Die Gestapo berichtet aus Frankfurt/M.

Die Gestapo für den Regierungsbezirk Wiesbaden berichtet am 5. August 1935 für Juli 1935 aus Frankfurt/M.:

Die in früheren Berichten schon mehrfach erwähnten Judenboykottbestrebungen machten sich auch im abgelaufenen Monat wieder bemerkbar. In jedem Einzelfalle wurde entsprechend den Bestimmungen für polizeiliche Abhilfe Sorge getragen.

Die Bevölkerung bringt der Judenfrage mehr Interesse entgegen, was sich auch darin zeigt, daß eine Anzahl von Juden wegen rasseschänderischen Verhaltens zur Anzeige gebracht wurden. In allen Fällen wurde Schutzhaft mit dem Ziele auf Überführung in ein Konzentrationslager verhängt. (…)

 

Judentum

Hier fällt vor allem die verminderte Versammlungs- und Vereinstätigkeit angenehm auf. In seinem Verhalten gegenüber dem Staate ist der Jude nach wie vor im Wesentlichen gleichgültig. Das will indessen nicht besagen, daß er nicht äußerst wachsam ist und jede Gelegenheit geschickt ausnutzt, so sich ihm eine Gelegenheit geboten erscheint [sic] Verlorengegangenes sich wieder zurückzuerobern.

Wie Eingangs bereits ausgeführt, wurden im hiesigen Bezirke einige Personen (teilweise Juden und zum anderen Teil Christenmädchen) wegen rasseschänderischen Verhaltens in Schutzhaft genommen.

An dem bisher geübten Verfahren, daß alle, (auch nicht politische) jüdische Versammlungen hier anzumelden sind, wurde weiter festgehalten, ebenso wurde darauf geachtet, daß in den zur Anmeldung gelangten Fällen stets die Rede in zweifacher Ausfertigung im Manuskript vorzulegen ist. In wichtig erscheinenden Fällen erfolgte Überwachung .

Ein Teil der Viehmärkte wird immer noch sehr stark von Juden besucht. Es ist bis jetzt noch nicht möglich gewesen, der Landbevölkerung beizubringen, Geschäfte mit Juden möglichst zu vermeiden.

Die Agitation gegen die Juden war im letzten Monat sehr lebhaft. Leider kam es dabei zu Ausschreitungen radaulustiger Elemente, die glaubten, durch Sachbeschädigungen gegen die Juden vorgehen zu müssen.
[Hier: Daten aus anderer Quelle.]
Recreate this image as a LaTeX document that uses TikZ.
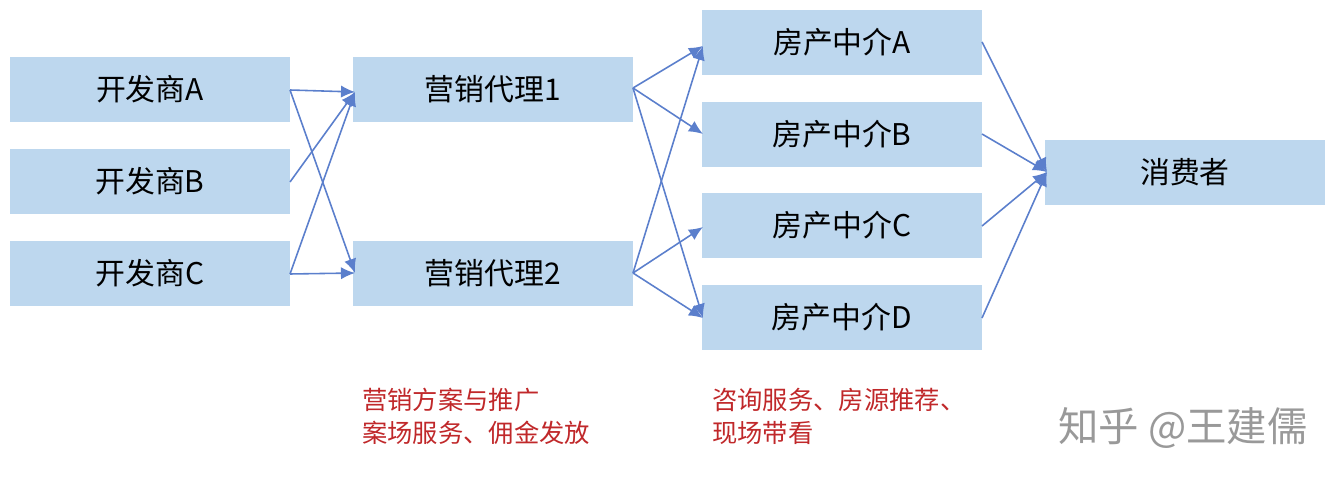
\documentclass[tikz,border=0pt]{standalone}
\usepackage{fontspec}
\setmainfont{Noto Sans CJK SC}
\usetikzlibrary{arrows.meta}
\definecolor{boxc}{HTML}{BDD7EE}
\definecolor{arr}{HTML}{5B7FCC}
\definecolor{redt}{HTML}{C0282A}
\begin{document}
\begin{tikzpicture}[x=0.02cm,y=-0.02cm,
  box/.style={fill=boxc,minimum width=5.6cm,minimum height=1.3cm,inner sep=0pt,font=\fontsize{17}{20}\selectfont},
  conn/.style={draw=arr,line width=0.9pt,-{Latex[length=8pt,width=7pt]}},
  note/.style={text=redt,font=\fontsize{14.4}{18.5}\selectfont,align=left,anchor=north west,inner sep=0pt}]
\useasboundingbox (0,0) rectangle (1343,479);
\node[box] (d1) at (150,89.5) {开发商A};
\node[box] (d2) at (150,181.5) {开发商B};
\node[box] (d3) at (150,273.5) {开发商C};
\node[box] (m1) at (493,89.5) {营销代理1};
\node[box] (m2) at (493,273.5) {营销代理2};
\node[box] (a1) at (842,42.5) {房产中介A};
\node[box] (a2) at (842,134.5) {房产中介B};
\node[box] (a3) at (842,225.5) {房产中介C};
\node[box] (a4) at (842,317.5) {房产中介D};
\node[box] (c) at (1185,172.5) {消费者};
\coordinate (d1o) at (290,90);
\coordinate (d2o) at (290,182);
\coordinate (d3o) at (290,274);
\coordinate (m1i) at (355,92);
\coordinate (m2i) at (355,273);
\coordinate (m1o) at (633,88);
\coordinate (m2o) at (633,273);
\coordinate (a1i) at (703,46);
\coordinate (a2i) at (703,134);
\coordinate (a3i) at (703,227);
\coordinate (a4i) at (703,318);
\coordinate (a1o) at (982,42);
\coordinate (a2o) at (982,134);
\coordinate (a3o) at (982,226);
\coordinate (a4o) at (982,318);
\coordinate (ci) at (1047,172);
\draw[conn] (d1o) -- (m1i);
\draw[conn] (d1o) -- (m2i);
\draw[conn] (d2o) -- (m1i);
\draw[conn] (d3o) -- (m1i);
\draw[conn] (d3o) -- (m2i);
\draw[conn] (m1o) -- (a1i);
\draw[conn] (m1o) -- (a2i);
\draw[conn] (m1o) -- (a4i);
\draw[conn] (m2o) -- (a1i);
\draw[conn] (m2o) -- (a3i);
\draw[conn] (m2o) -- (a4i);
\draw[conn] (a1o) -- (ci);
\draw[conn] (a2o) -- (ci);
\draw[conn] (a3o) -- (ci);
\draw[conn] (a4o) -- (ci);
\node[note] (n1) at (362,388) {营销方案与推广\\案场服务、佣金发放};
\node[note] (n2) at (712,388) {咨询服务、房源推荐、\\现场带看};
\node[text=black!40,font=\fontsize{23}{26}\selectfont,anchor=west,inner sep=0pt] (w) at (1058,428) {知乎 @王建儒};
\end{tikzpicture}
\end{document}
So wurden auf einem Judenfriedhof, der versteckt im Walde in der Gemarkung Bornich liegt, nach und nach 25 Grabsteine umgeworfen und sogar die eisernen Gitter mit Gewalt zertrümmert. Daß hierbei Angehörige der NSDAP als Täter in Frage kommen könnten, wurde von dem beteiligten Kultusvorsteher selbst in Abrede gestellt. Wahrscheinlich sind die Täter unter Arbeitern zu suchen, die am Wegebau Bornich - Niderwallmenach beschäftigt sind und die zum größten Teil aus Großstädtern bestehen. Die Ermittlungen sind noch nicht abgeschlossen. Am 27. Juli wurde der Jude [N.N.] aus Mensfelden festgenommen, weil er mit einer Kuh in dem Stalle eines Landwirts widernatürliche Unzucht getrieben hat und von der Tochter des betreffenden Landwirtes auf frischer Tat getroffen wurde.

Wie aus dem Kreise Wetzlar gemeldet wird, verstärkt sich der Einfluß der jüdischen Viehhändler immer mehr. Der Jude bietet und bezahlt jeden Preis für das Rindvieh. Scheinbar bezweckt der Jude damit bei den christlichen Metzgern die Preise so hoch zu schrauben, daß sie an ein Kaufen von Schlachtvieh gar nicht mehr denken können.

In Diez fällt es auf, daß die Zöglinge des israelitischen Kinderheims zum großen Teil in einheitlicher Kleidung gehen. Die Kleidung besteht aus brauner Manchesterhose, grünem Leinenkittel mit Gürtel und schwarzer Baskenmütze. Dazu tragen die Jungen Kniestrümpfe. Da die Schulpflichtigen des Kinderheims die öffentliche Volksschule in Diez besuchen und bei ihrer immerhin beachtenswerten Anzahl eine gewisse Störung des Unterrichts bedeuten, sollen die jüdischen Kinder ausgeschult und einer eigenen, zu diesem Zwecke einzurichtenden jüdischen Schule zugewiesen werden.